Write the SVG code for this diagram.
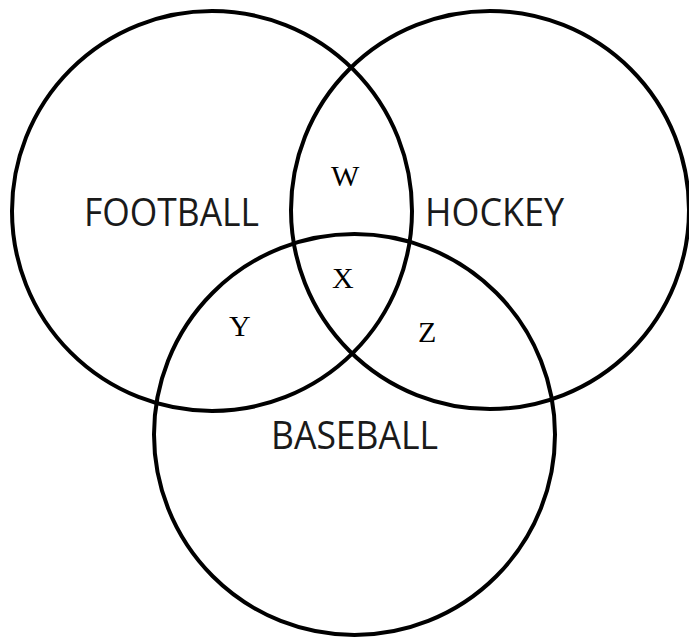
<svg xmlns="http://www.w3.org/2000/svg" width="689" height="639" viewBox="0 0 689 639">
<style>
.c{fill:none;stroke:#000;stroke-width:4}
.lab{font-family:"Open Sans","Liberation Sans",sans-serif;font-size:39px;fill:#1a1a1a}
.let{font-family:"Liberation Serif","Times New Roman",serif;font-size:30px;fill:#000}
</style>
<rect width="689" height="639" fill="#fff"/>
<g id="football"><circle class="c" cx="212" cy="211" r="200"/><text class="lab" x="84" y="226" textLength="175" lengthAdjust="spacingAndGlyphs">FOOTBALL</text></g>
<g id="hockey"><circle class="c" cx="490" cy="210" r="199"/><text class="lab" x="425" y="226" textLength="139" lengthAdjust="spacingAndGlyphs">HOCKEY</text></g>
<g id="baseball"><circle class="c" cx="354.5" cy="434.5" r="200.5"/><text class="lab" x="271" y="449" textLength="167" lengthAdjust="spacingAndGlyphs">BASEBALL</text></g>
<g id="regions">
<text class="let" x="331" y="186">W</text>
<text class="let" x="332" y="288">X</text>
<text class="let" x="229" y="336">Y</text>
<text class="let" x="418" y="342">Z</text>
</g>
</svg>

• • • •

» **Given exercise**
Every line of the material is to be quoted exactly, with no pictures carried over.

» **The output**
Write the SVG code for this diagram.
<svg xmlns="http://www.w3.org/2000/svg" width="689" height="639" viewBox="0 0 689 639">
<style>
.c{fill:none;stroke:#000;stroke-width:4}
.lab{font-family:"Open Sans","Liberation Sans",sans-serif;font-size:39px;fill:#1a1a1a}
.let{font-family:"Liberation Serif","Times New Roman",serif;font-size:30px;fill:#000}
</style>
<rect width="689" height="639" fill="#fff"/>
<g id="football"><circle class="c" cx="212" cy="211" r="200"/><text class="lab" x="84" y="226" textLength="175" lengthAdjust="spacingAndGlyphs">FOOTBALL</text></g>
<g id="hockey"><circle class="c" cx="490" cy="210" r="199"/><text class="lab" x="425" y="226" textLength="139" lengthAdjust="spacingAndGlyphs">HOCKEY</text></g>
<g id="baseball"><circle class="c" cx="354.5" cy="434.5" r="200.5"/><text class="lab" x="271" y="449" textLength="167" lengthAdjust="spacingAndGlyphs">BASEBALL</text></g>
<g id="regions">
<text class="let" x="331" y="186">W</text>
<text class="let" x="332" y="288">X</text>
<text class="let" x="229" y="336">Y</text>
<text class="let" x="418" y="342">Z</text>
</g>
</svg>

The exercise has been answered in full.